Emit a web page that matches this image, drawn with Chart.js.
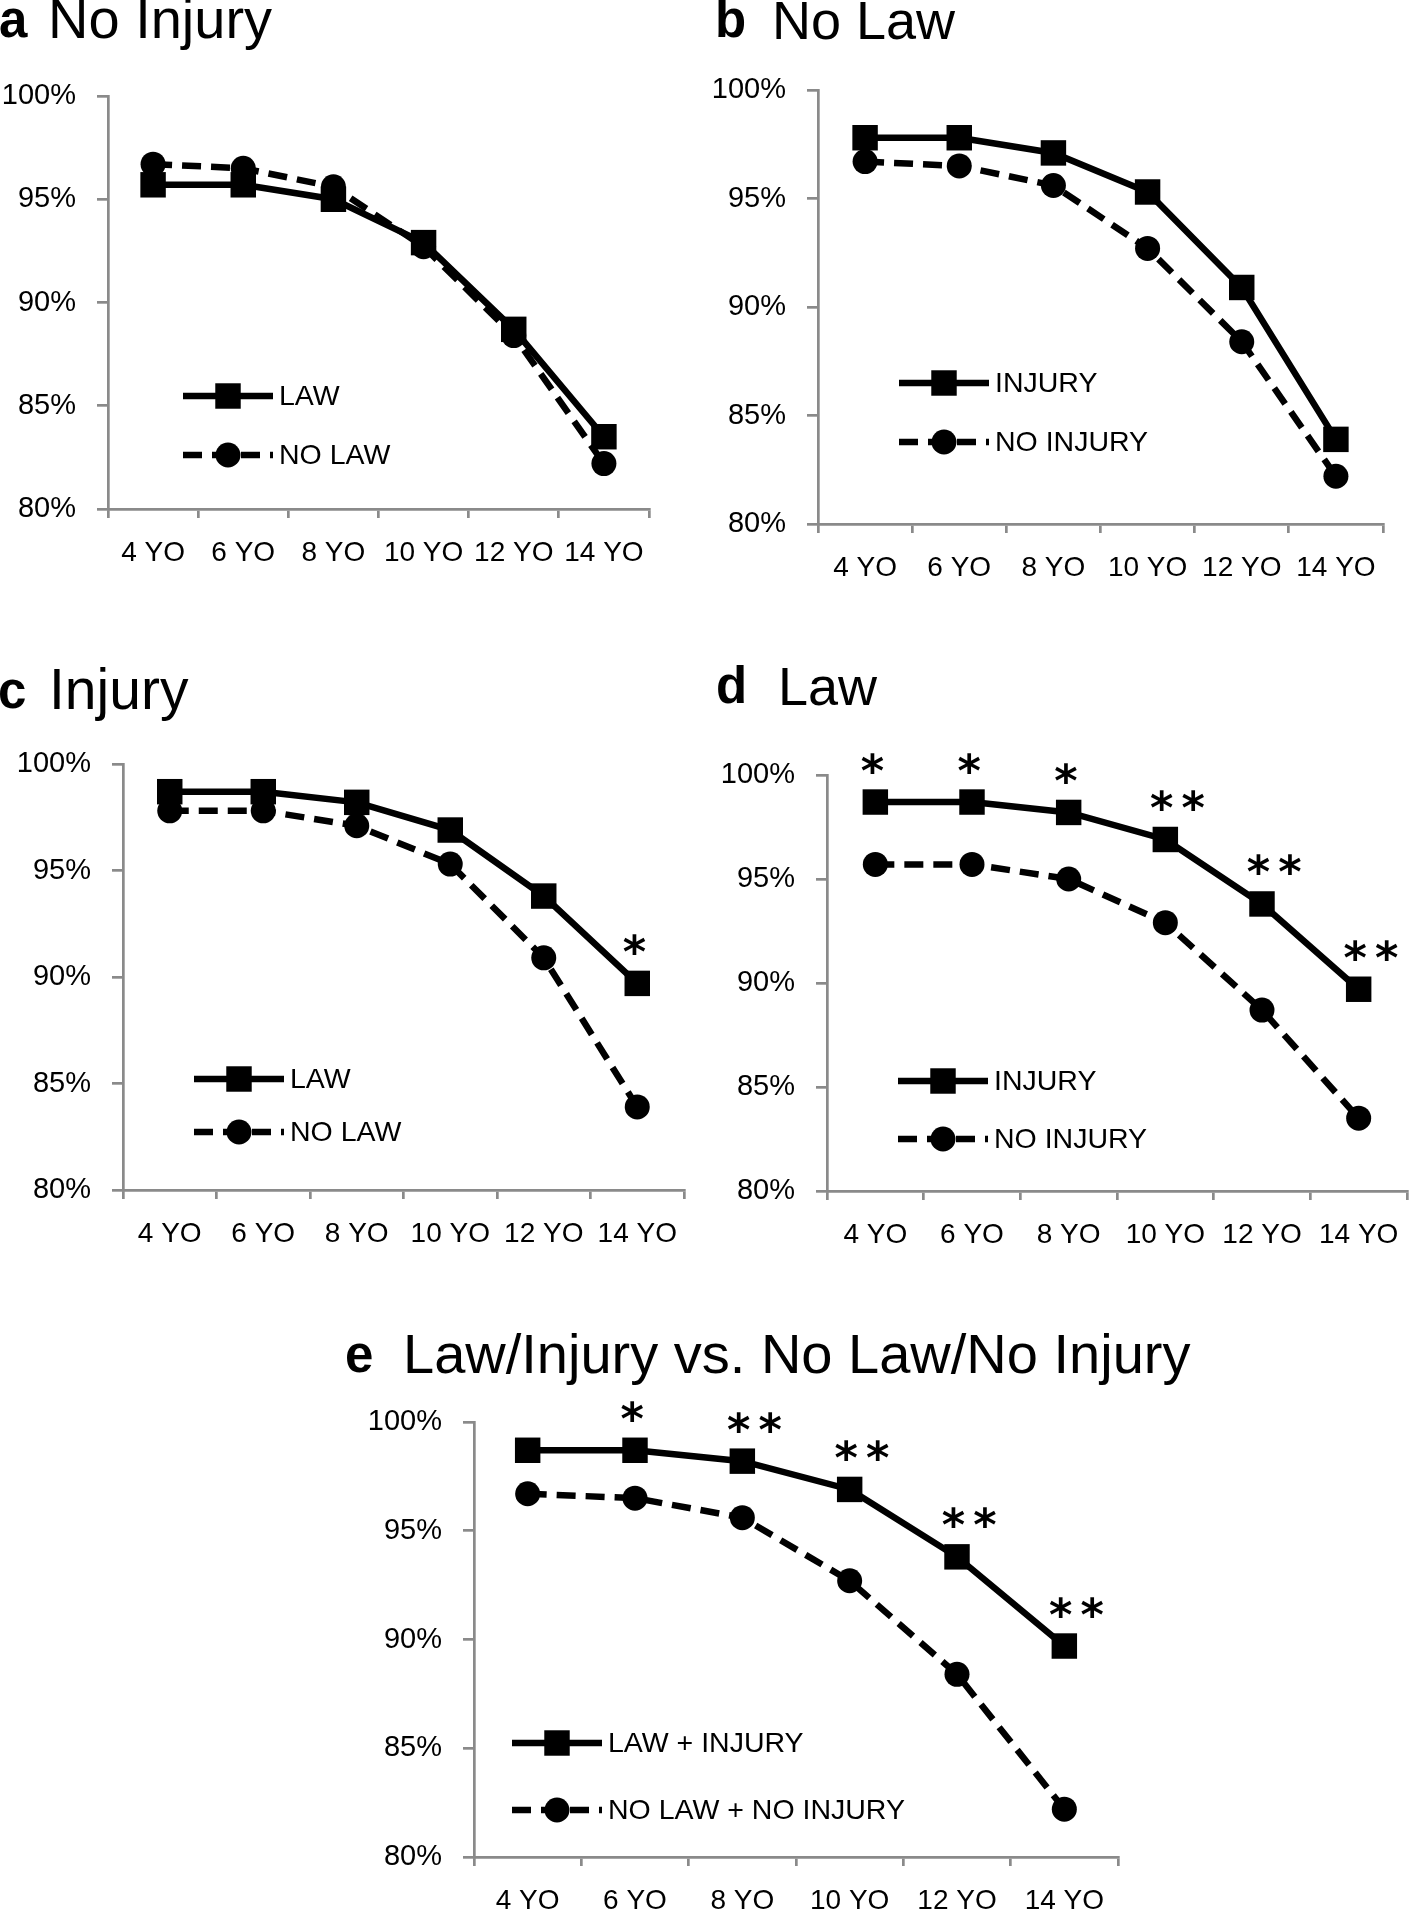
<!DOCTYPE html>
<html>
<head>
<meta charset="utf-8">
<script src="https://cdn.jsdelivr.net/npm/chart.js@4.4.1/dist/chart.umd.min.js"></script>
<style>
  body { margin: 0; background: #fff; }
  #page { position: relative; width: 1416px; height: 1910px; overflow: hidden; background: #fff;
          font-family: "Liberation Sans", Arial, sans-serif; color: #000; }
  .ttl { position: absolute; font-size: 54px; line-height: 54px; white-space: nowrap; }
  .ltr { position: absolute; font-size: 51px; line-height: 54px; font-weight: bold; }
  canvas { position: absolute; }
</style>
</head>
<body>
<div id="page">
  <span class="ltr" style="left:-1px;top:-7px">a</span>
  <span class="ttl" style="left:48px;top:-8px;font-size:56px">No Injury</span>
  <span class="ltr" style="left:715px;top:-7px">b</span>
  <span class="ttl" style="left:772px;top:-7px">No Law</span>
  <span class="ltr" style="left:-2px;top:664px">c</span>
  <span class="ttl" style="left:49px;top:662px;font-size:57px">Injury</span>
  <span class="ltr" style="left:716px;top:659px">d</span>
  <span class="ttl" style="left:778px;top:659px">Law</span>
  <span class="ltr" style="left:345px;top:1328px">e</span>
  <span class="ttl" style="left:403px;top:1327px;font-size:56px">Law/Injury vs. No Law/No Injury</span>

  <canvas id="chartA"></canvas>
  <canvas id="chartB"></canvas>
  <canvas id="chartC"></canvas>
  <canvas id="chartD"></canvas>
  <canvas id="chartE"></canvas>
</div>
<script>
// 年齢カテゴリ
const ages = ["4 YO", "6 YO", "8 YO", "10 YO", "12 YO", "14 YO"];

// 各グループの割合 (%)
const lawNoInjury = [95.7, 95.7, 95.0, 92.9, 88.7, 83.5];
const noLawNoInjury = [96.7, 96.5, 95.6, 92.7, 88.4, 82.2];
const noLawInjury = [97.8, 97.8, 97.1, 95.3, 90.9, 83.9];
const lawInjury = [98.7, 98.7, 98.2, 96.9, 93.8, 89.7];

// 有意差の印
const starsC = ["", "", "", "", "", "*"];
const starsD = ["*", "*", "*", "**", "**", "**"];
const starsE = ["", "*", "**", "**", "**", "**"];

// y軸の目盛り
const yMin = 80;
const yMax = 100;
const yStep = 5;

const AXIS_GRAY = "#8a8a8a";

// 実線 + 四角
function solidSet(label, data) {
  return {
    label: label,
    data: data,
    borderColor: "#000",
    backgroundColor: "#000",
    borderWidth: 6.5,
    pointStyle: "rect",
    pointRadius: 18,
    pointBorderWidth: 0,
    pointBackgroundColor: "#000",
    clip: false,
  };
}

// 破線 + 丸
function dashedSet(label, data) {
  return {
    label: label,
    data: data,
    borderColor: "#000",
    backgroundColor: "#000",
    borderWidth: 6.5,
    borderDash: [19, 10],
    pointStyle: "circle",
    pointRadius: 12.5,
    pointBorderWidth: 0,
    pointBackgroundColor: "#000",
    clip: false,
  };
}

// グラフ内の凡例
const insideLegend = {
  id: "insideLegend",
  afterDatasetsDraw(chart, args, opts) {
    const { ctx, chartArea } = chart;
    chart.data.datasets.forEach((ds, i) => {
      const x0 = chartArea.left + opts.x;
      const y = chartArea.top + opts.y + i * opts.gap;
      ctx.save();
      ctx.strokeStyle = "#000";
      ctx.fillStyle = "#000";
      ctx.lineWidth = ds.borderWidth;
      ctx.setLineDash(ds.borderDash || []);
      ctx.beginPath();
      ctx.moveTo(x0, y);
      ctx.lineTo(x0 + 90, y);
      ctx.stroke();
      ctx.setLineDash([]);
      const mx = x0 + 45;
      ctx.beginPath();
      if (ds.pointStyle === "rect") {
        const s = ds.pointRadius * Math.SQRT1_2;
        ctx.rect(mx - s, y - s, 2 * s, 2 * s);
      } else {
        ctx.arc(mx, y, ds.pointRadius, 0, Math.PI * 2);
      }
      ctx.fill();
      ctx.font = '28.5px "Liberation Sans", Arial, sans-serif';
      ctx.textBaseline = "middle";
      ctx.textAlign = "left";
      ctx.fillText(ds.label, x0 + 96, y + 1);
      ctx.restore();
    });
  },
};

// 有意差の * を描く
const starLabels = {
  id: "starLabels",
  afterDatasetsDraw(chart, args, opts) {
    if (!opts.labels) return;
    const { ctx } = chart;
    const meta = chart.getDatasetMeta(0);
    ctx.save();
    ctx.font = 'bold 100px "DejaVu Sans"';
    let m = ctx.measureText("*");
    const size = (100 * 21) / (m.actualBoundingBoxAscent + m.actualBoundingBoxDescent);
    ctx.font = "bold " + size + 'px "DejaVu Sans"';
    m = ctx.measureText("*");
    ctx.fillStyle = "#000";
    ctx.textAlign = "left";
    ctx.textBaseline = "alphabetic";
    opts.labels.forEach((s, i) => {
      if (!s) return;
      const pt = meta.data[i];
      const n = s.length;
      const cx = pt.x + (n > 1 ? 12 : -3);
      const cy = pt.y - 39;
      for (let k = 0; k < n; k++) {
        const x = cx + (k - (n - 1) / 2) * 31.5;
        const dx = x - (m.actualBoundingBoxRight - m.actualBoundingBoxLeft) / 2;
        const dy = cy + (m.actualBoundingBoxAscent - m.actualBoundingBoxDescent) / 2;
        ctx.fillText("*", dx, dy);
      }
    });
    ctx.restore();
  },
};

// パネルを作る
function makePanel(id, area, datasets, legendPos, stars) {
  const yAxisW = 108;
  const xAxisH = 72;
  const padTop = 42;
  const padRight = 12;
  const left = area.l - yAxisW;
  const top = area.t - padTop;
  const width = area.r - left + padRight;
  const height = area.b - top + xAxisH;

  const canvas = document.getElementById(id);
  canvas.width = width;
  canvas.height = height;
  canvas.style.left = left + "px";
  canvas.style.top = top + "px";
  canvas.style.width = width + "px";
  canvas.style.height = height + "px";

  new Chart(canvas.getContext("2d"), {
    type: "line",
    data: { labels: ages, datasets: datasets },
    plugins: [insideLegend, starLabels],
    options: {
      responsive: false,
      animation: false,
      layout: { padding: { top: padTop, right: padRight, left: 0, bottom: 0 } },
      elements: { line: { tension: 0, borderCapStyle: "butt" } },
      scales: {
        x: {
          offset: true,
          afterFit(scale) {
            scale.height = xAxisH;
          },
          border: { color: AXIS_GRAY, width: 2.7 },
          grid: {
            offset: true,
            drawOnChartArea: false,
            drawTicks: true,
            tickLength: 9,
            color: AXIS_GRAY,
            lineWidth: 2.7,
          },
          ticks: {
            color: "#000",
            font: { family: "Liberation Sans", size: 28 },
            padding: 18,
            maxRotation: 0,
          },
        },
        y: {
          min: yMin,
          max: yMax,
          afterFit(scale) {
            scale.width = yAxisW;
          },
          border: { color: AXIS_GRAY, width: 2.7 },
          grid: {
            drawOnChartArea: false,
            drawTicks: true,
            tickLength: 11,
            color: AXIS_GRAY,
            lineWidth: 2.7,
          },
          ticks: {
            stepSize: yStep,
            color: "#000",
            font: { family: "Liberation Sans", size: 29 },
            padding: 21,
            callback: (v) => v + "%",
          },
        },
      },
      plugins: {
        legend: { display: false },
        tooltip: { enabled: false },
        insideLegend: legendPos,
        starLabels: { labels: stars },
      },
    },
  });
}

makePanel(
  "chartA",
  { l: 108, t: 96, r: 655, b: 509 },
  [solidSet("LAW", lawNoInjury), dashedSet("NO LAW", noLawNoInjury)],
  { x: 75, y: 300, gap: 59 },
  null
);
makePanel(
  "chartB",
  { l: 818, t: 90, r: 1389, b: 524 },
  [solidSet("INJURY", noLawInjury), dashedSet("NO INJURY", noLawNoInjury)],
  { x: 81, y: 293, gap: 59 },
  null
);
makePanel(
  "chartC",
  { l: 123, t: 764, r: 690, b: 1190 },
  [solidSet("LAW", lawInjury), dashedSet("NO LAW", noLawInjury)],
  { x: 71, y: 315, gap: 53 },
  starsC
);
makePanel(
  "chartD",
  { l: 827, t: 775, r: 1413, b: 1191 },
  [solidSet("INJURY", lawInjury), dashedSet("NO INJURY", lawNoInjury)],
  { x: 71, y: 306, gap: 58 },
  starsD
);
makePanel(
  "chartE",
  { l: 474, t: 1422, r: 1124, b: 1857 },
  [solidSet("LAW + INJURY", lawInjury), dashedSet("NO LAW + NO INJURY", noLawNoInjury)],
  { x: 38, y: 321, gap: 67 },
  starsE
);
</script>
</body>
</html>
————
From the listing, copy each line containing the word "page".

Emit a web page that matches this image, drawn with Chart.js.
  #page { position: relative; width: 1416px; height: 1910px; overflow: hidden; background: #fff;
<div id="page">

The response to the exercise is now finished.